Magnetic Resonance Imaging (MRI) uses the concept that the human body is made up of 70% of water. It is due to these water molecules that our body consists of many micro magnets.These magnets all align themselves in one direction when an external magnetic field is applied— an MRI machine in this case.

Now since the human body is 3D, so the X & Y gradients are also determined for an image.The signals that we measure in an MRI is a combination of the signals that are captured while the human body is being traced. A signal is composed of a series of sine waves where each sine wave has an individual frequency and amplitude.

The Fourier transform allows us to work out, what that frequency and amplitude are. Since the signal is encoded with magnetic-field, ingredients which make the frequency and phase relate to the position of the object. Once the frequencies are separated, then the amplitude of the image can be plotted.

Without the Fourier Transform, medical imaging would not have been possible. Ultrasounds, MRIs, and other medical-imaging techniques use the Fourier Transform algorithm to convert the images that are then converted into a readable format.

Probabilistic data-matching

If you are a doctor who is treating Vito Corleone, you might consider the electronic records that are related to Vito Corleone’s medical history (You do know that he is a Don, right?).So how does probabilistic data matching come into the picture?

Probabilistic data will be used to look for all the possible information regarding all available medical data. It will sort the data by giving preference to that data which has a likelihood of matching with Don’s medical data.

Probabilistic matching uses a likelihood ratio theory to assign comparison outcomes to the correct or “more likely” decision.

A patient whose symptoms are like a specific disease may have the relevant data analyzed against existing information. Based on the available matches, a physician will be able to determine which disease is the best possible match.

This allows the physician to create an accurate treatment plan thus giving the patient, a better chance of receiving the right treatment on time.Probabilistic algorithms such as Naive Bayes Classifier and PAIRS (Physician assistant Artificial Intelligence System) are being used for efficient inference in large models to provide additional evidence for research and medical cases.

Proportional Integral Derivative (PID)

In the Cardiac Unit of Alabama Hospital, the Mean Arterial Pressure of a patient is managed by a computer. This computer controls the infusion of vasodilating agents and it has helped around 1100 hypertensive patients after heart surgery.

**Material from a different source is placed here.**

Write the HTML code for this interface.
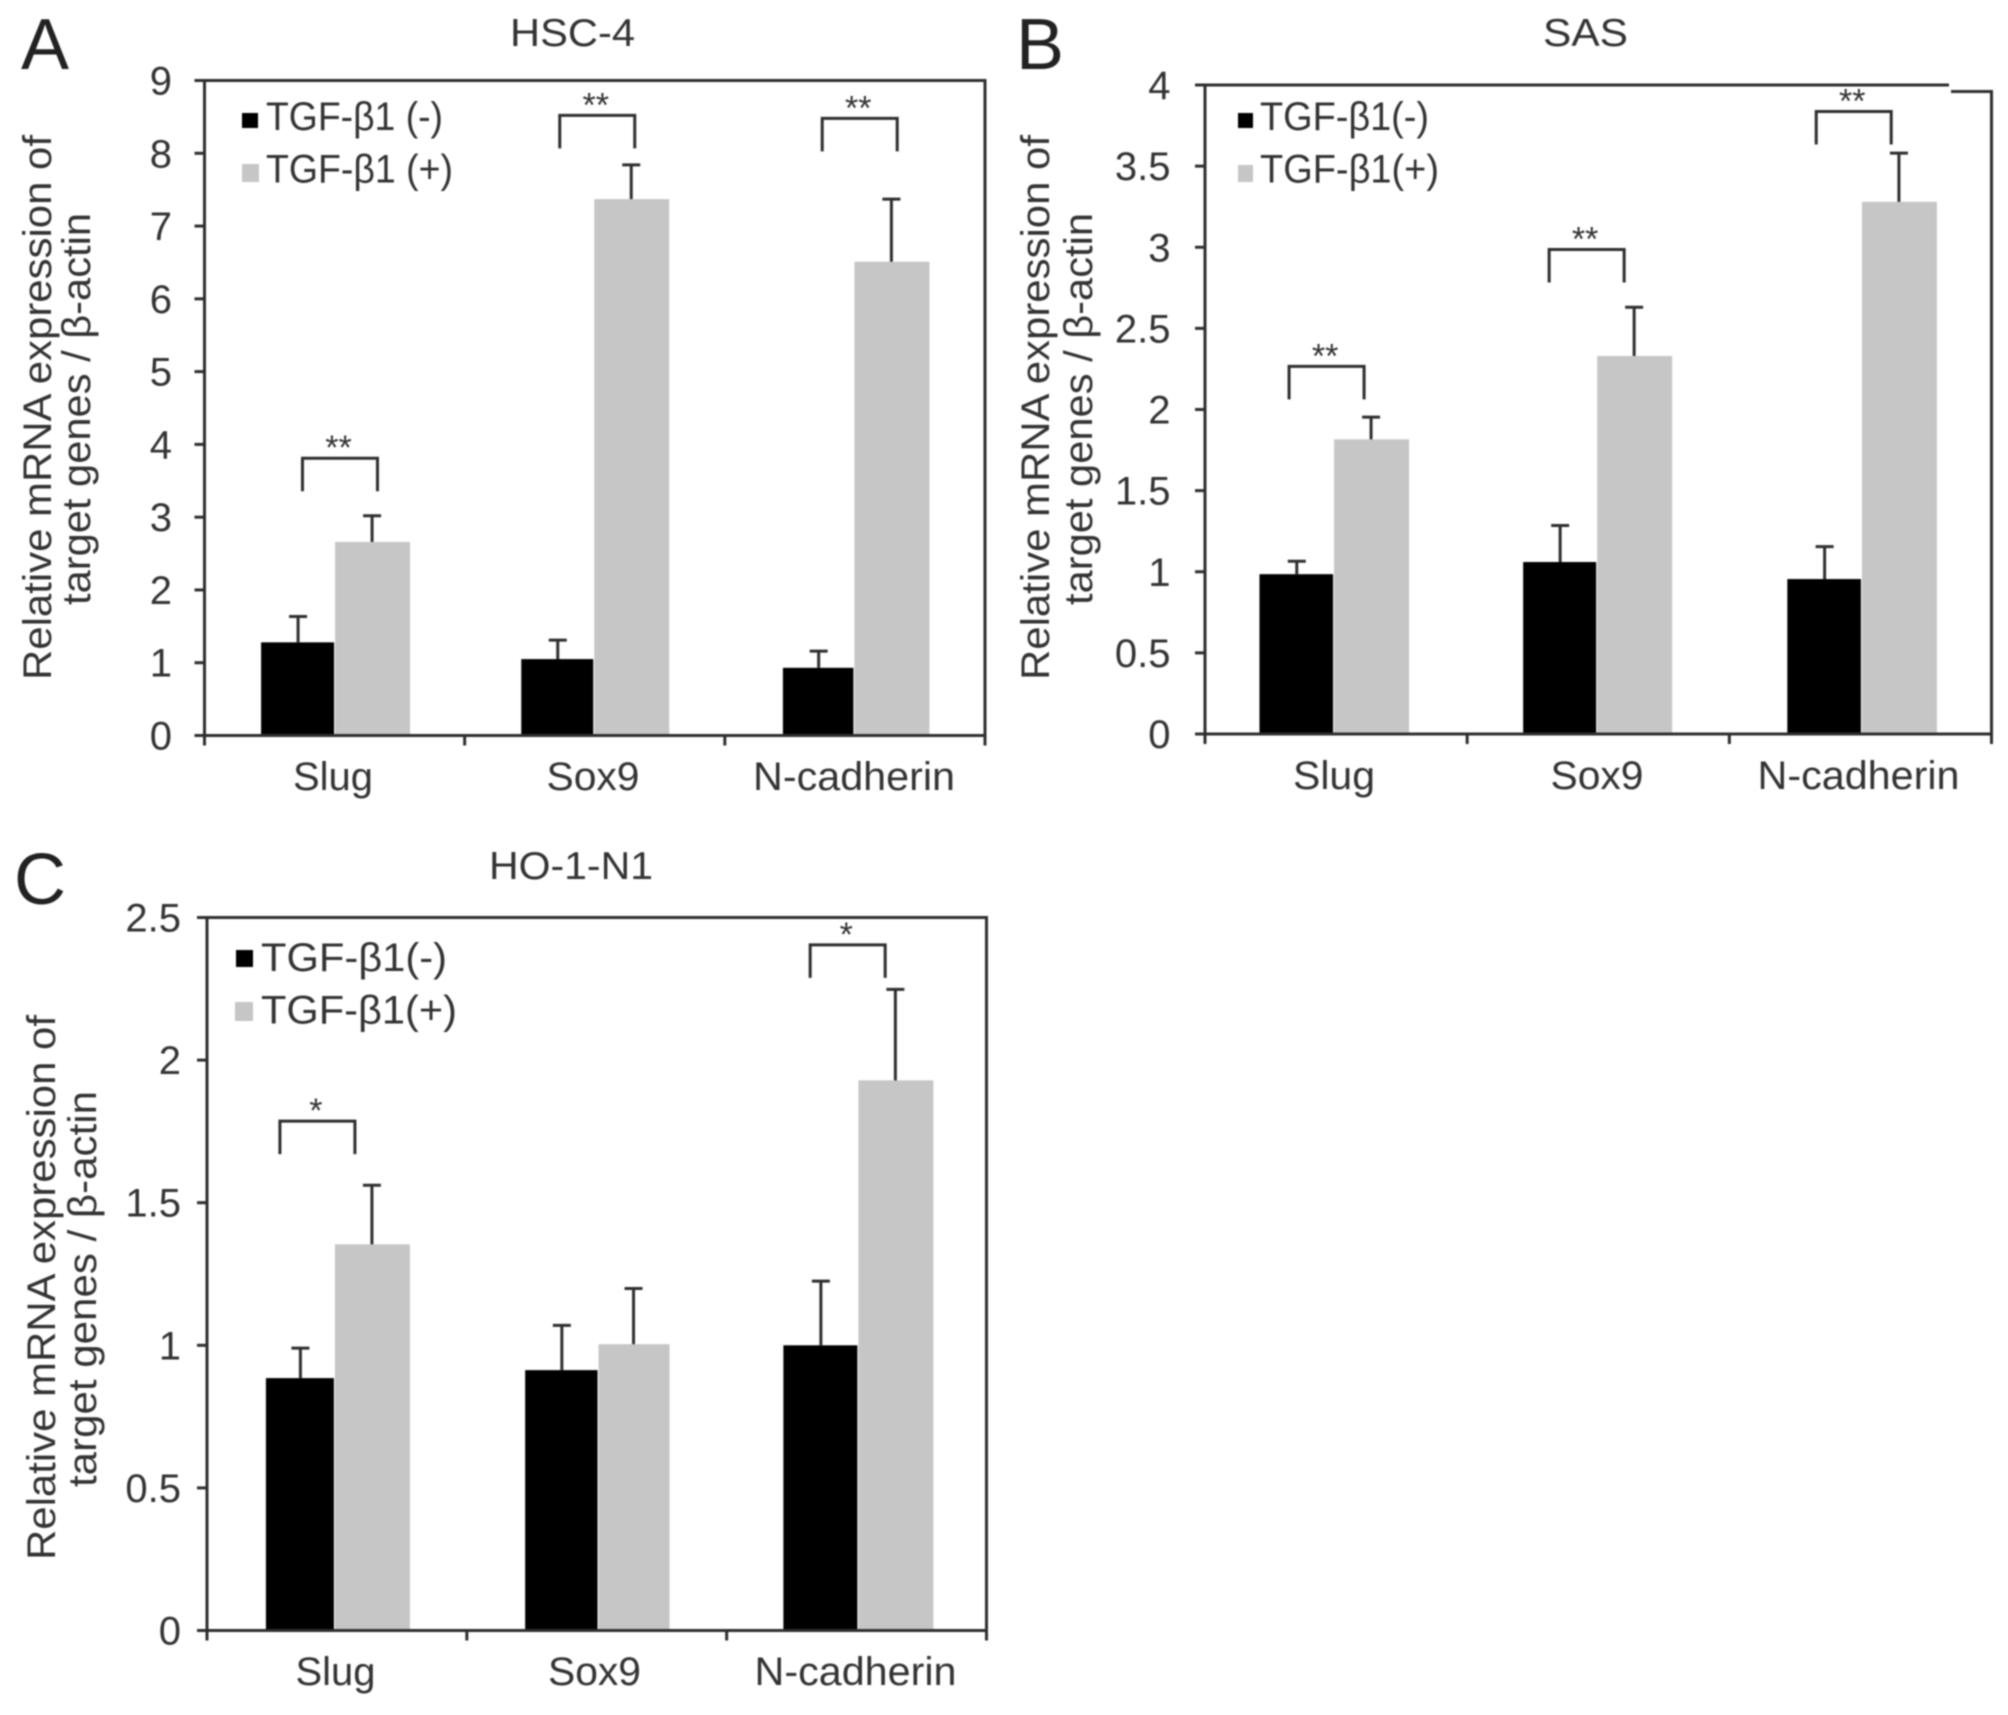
<!DOCTYPE html>
<html lang="en">
<head>
<meta charset="utf-8">
<title>Relative mRNA expression of target genes</title>
<style>
html,body{margin:0;padding:0;background:#fff;}
svg{display:block;filter:blur(0.7px);}
text{font-family:"Liberation Sans",sans-serif;fill:#333;}
.letter{font-size:72px;fill:#222;}
.title{font-size:39px;}
.axt{font-size:40px;}
.leg{font-size:40px;}
</style>
</head>
<body>
<svg id="figure" width="2008" height="1715" viewBox="0 0 2008 1715" xmlns="http://www.w3.org/2000/svg">
  <rect x="0" y="0" width="2008" height="1715" fill="#fff"/>

  <g id="panel-a">
    <text class="letter" x="21" y="69">A</text>
    <text class="title" x="510" y="46" textLength="125" lengthAdjust="spacingAndGlyphs">HSC-4</text>
    <text class="axt" transform="translate(51,680) rotate(-90)" textLength="545" lengthAdjust="spacingAndGlyphs">Relative mRNA expression of</text>
    <text class="axt" transform="translate(90,605) rotate(-90)" textLength="392" lengthAdjust="spacingAndGlyphs">target genes / β-actin</text>
    <rect x="242" y="113" width="16" height="15" fill="#000"/>
    <text class="leg" x="266" y="130" textLength="177" lengthAdjust="spacingAndGlyphs">TGF-β1 (-)</text>
    <rect x="242" y="164" width="17" height="18" fill="#c6c6c6"/>
    <text class="leg" x="266" y="182.5" textLength="187" lengthAdjust="spacingAndGlyphs">TGF-β1 (+)</text>
  </g>

  <g id="panel-b">
    <text class="letter" x="1016" y="69">B</text>
    <text class="title" x="1543" y="46" textLength="85" lengthAdjust="spacingAndGlyphs">SAS</text>
    <text class="axt" transform="translate(1049,680) rotate(-90)" textLength="545" lengthAdjust="spacingAndGlyphs">Relative mRNA expression of</text>
    <text class="axt" transform="translate(1092,605) rotate(-90)" textLength="392" lengthAdjust="spacingAndGlyphs">target genes / β-actin</text>
    <rect x="1238" y="113" width="15" height="15" fill="#000"/>
    <text class="leg" x="1260" y="130" textLength="169" lengthAdjust="spacingAndGlyphs">TGF-β1(-)</text>
    <rect x="1238" y="165" width="15" height="17" fill="#c6c6c6"/>
    <text class="leg" x="1260" y="182.5" textLength="179" lengthAdjust="spacingAndGlyphs">TGF-β1(+)</text>
  </g>

  <g id="panel-c">
    <text class="letter" x="14" y="904">C</text>
    <text class="title" x="489" y="879" textLength="164" lengthAdjust="spacingAndGlyphs">HO-1-N1</text>
    <text class="axt" transform="translate(55,1560) rotate(-90)" textLength="545" lengthAdjust="spacingAndGlyphs">Relative mRNA expression of</text>
    <text class="axt" transform="translate(96,1487) rotate(-90)" textLength="396" lengthAdjust="spacingAndGlyphs">target genes / β-actin</text>
    <rect x="236" y="950" width="17" height="17" fill="#000"/>
    <text class="leg" x="261" y="971" textLength="186" lengthAdjust="spacingAndGlyphs">TGF-β1(-)</text>
    <rect x="235" y="1002" width="18" height="19" fill="#c6c6c6"/>
    <text class="leg" x="261" y="1023.5" textLength="196" lengthAdjust="spacingAndGlyphs">TGF-β1(+)</text>
  </g>
</svg>

<script>
// ---------- chart data ----------
const categories = ['Slug', 'Sox9', 'N-cadherin'];

const hsc4YTicks = [0, 1, 2, 3, 4, 5, 6, 7, 8, 9];
const hsc4Control = [1.28, 1.05, 0.93];
const hsc4ControlErr = [0.355, 0.26, 0.23];
const hsc4Treated = [2.66, 7.37, 6.51];
const hsc4TreatedErr = [0.36, 0.47, 0.86];
const hsc4BracketLevels = [3.81, 8.52, 8.48];
const hsc4Stars = ['**', '**', '**'];

const sasYTicks = [0, 0.5, 1, 1.5, 2, 2.5, 3, 3.5, 4];
const sasControl = [0.985, 1.06, 0.955];
const sasControlErr = [0.08, 0.225, 0.2];
const sasTreated = [1.816, 2.33, 3.28];
const sasTreatedErr = [0.137, 0.3, 0.3];
const sasBracketLevels = [2.266, 2.986, 3.837];
const sasStars = ['**', '**', '**'];

const ho1n1YTicks = [0, 0.5, 1, 1.5, 2, 2.5];
const ho1n1Control = [0.885, 0.913, 1.0];
const ho1n1ControlErr = [0.105, 0.157, 0.225];
const ho1n1Treated = [1.354, 1.004, 1.929];
const ho1n1TreatedErr = [0.207, 0.195, 0.319];
const ho1n1BracketLevels = [1.786, null, 2.404];
const ho1n1Stars = ['*', '', '*'];

// ---------- rendering ----------
const SVG_NS = 'http://www.w3.org/2000/svg';
const INK = '#2e2e2e';

function make(parent, tag, name, interactable) {
  const el = document.createElementNS(SVG_NS, tag);
  
  
  parent.appendChild(el);
  return el;
}

function line(parent, name, x1, y1, x2, y2, width) {
  const el = make(parent, 'line', name, 'false');
  el.setAttribute('x1', x1);
  el.setAttribute('y1', y1);
  el.setAttribute('x2', x2);
  el.setAttribute('y2', y2);
  el.setAttribute('stroke', INK);
  el.setAttribute('stroke-width', width || 3);
  return el;
}

function label(parent, name, str, x, y, size, anchor, fit) {
  const el = make(parent, 'text', name, 'false');
  el.textContent = str;
  el.setAttribute('x', x);
  el.setAttribute('y', y);
  el.setAttribute('font-size', size);
  el.setAttribute('text-anchor', anchor);
  if (fit) {
    el.setAttribute('textLength', fit);
    el.setAttribute('lengthAdjust', 'spacingAndGlyphs');
  }
  return el;
}

function bar(parent, name, x, w, value, yScale, y0, fill) {
  const el = make(parent, 'rect', name, 'true');
  el.setAttribute('x', x);
  el.setAttribute('y', yScale(value));
  el.setAttribute('width', w);
  el.setAttribute('height', y0 - yScale(value));
  el.setAttribute('fill', fill);
}

function errorBar(parent, name, cx, value, err, yScale) {
  line(parent, name + '-stem', cx, yScale(value), cx, yScale(value + err), 3);
  line(parent, name + '-cap', cx - 9, yScale(value + err), cx + 9, yScale(value + err), 3);
}

function drawPanel(cfg) {
  const root = document.getElementById(cfg.id);
  const g = make(root, 'g', 'plot-area', 'false');
  const yMax = cfg.yTicks[cfg.yTicks.length - 1];
  const yScale = v => cfg.bottom - (v / yMax) * (cfg.bottom - cfg.top);
  const band = (cfg.right - cfg.left) / categories.length;
  const xCentre = i => cfg.left + (i + 0.5) * band + cfg.groupNudge[i];

  categories.forEach((cat, i) => {
    const cx = xCentre(i);
    const key = cat.toLowerCase();
    bar(g, 'bar-' + key + '-control', cx - cfg.controlWidths[i] - 0.5, cfg.controlWidths[i], cfg.control[i], yScale, cfg.bottom, '#000');
    bar(g, 'bar-' + key + '-treated', cx + 0.5, cfg.treatedWidths[i], cfg.treated[i], yScale, cfg.bottom, '#c6c6c6');
    errorBar(g, 'error-bar-' + key + '-control', cx - cfg.controlWidths[i] / 2, cfg.control[i], cfg.controlErr[i], yScale);
    errorBar(g, 'error-bar-' + key + '-treated', cx + cfg.treatedWidths[i] / 2, cfg.treated[i], cfg.treatedErr[i], yScale);

    if (cfg.brackets[i] !== null) {
      const bx = cx + cfg.bracketNudge[i];
      const by = yScale(cfg.brackets[i]);
      const path = make(g, 'path', 'significance-bracket-' + key, 'false');
      path.setAttribute('d', 'M' + (bx - 37.5) + ' ' + (by + 33) + 'V' + by + 'H' + (bx + 37.5) + 'V' + (by + 33));
      path.setAttribute('fill', 'none');
      path.setAttribute('stroke', INK);
      path.setAttribute('stroke-width', 3);
      label(g, 'significance-stars-' + key, cfg.stars[i], bx - 1.5, by + 1, 34, 'middle');
    }
  });

  // frame
  line(g, 'y-axis-line', cfg.left, cfg.top, cfg.left, cfg.bottom);
  line(g, 'x-axis-line', cfg.left - 10, cfg.bottom, cfg.right, cfg.bottom);
  if (cfg.notch) {
    line(g, 'top-border-left', cfg.left - 10, cfg.top, cfg.notch.x, cfg.top);
    line(g, 'top-border-right', cfg.notch.x + 2, cfg.notch.y, cfg.right + 1.5, cfg.notch.y);
    line(g, 'right-border', cfg.right, cfg.notch.y, cfg.right, cfg.bottom);
  } else {
    line(g, 'top-border', cfg.left - 10, cfg.top, cfg.right + 1.5, cfg.top);
    line(g, 'right-border', cfg.right, cfg.top, cfg.right, cfg.bottom);
  }

  // y ticks and labels
  cfg.yTicks.forEach(t => {
    line(g, 'y-tick-' + t, cfg.left - 10, yScale(t), cfg.left, yScale(t));
    label(g, 'y-tick-label-' + t, String(t), cfg.yLabelRight, yScale(t) + 14, 40, 'end');
  });

  // x ticks and labels
  for (let i = 0; i <= categories.length; i++) {
    const x = cfg.left + i * band;
    line(g, 'x-tick-' + i, x, cfg.bottom, x, cfg.bottom + 10);
  }
  categories.forEach((cat, i) => {
    label(g, 'x-tick-label-' + cat.toLowerCase(), cat, cfg.xLabelCentres[i], cfg.xLabelY, 40, 'middle', cfg.xLabelWidths[i]);
  });
}

drawPanel({
  id: 'panel-a', left: 204.5, right: 985, top: 80.5, bottom: 735.5, yLabelRight: 172,
  xLabelY: 790, xLabelCentres: [333, 593, 854], xLabelWidths: [80, 93, 202],
  groupNudge: [0, -1, -1], bracketNudge: [5.4, 3.5, 5.8],
  controlWidths: [73, 72, 70.5], treatedWidths: [75, 75, 75],
  yTicks: hsc4YTicks, control: hsc4Control, controlErr: hsc4ControlErr,
  treated: hsc4Treated, treatedErr: hsc4TreatedErr,
  brackets: hsc4BracketLevels, stars: hsc4Stars
});

drawPanel({
  id: 'panel-b', left: 1205, right: 1991.5, top: 85, bottom: 734, yLabelRight: 1170.5,
  xLabelY: 789, xLabelCentres: [1334, 1597, 1858.5], xLabelWidths: [82, 93, 202],
  groupNudge: [-2.5, -1.6, 1], bracketNudge: [-7, -10, -7.7],
  controlWidths: [73.6, 73, 73.6], treatedWidths: [75, 75, 75],
  notch: { x: 1949, y: 91.5 },
  yTicks: sasYTicks, control: sasControl, controlErr: sasControlErr,
  treated: sasTreated, treatedErr: sasTreatedErr,
  brackets: sasBracketLevels, stars: sasStars
});

drawPanel({
  id: 'panel-c', left: 207, right: 986.5, top: 917.5, bottom: 1630.5, yLabelRight: 181,
  xLabelY: 1685, xLabelCentres: [335.5, 594.5, 855.5], xLabelWidths: [80, 93, 202],
  groupNudge: [-2.5, 1.3, 1.3], bracketNudge: [-17, 0, -10.2],
  controlWidths: [68, 72.4, 74], treatedWidths: [75, 71, 75],
  yTicks: ho1n1YTicks, control: ho1n1Control, controlErr: ho1n1ControlErr,
  treated: ho1n1Treated, treatedErr: ho1n1TreatedErr,
  brackets: ho1n1BracketLevels, stars: ho1n1Stars
});
</script>
</body>
</html>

This computer uses the digital version of a PID controller algorithm to perform the intensive task. PID is a control feedback mechanism, which controls the computer that eventually calculates an error value as the difference between the desired set point and the measured values.In simple terms, this algorithm reduces the difference between the desired output and the expected output.

The P in the symbol accounts for the present value of the error, I for the previous value, and D is the possible future value of the error. What the controller does is it tries to reduce the error by manipulating the various factors that are associated with the mechanism. Based on the combination of P, I, and D the best result with the least errors is processed. Probably every electronic circuit that has a mechanical or thermal system attached to it will use a PID circuit.

Predictive Algorithm

Some predictive medical algorithms claim that they can use real-time data from an ICU to predict events like cardiac arrests 24 hours before they happen. It is difficult for the human mind to memorize all the information and data that it has learned over a period. The predictive algorithm matches the data and information over a period. It also analyzes and judges the data over the current information, and then predicts the outcome based on the analysis.

Various predictive algorithms include:

• Time Series algorithm
• Regressions algorithm
• Association algorithm
• Clustering algorithm
• Decision Tree algorithm

With all the changes coming in the field of medicines and healthcare worldwide, algorithms are the next step. In a few years, physicians will be consultants and algorithms will work together to create a greater impact on human lives.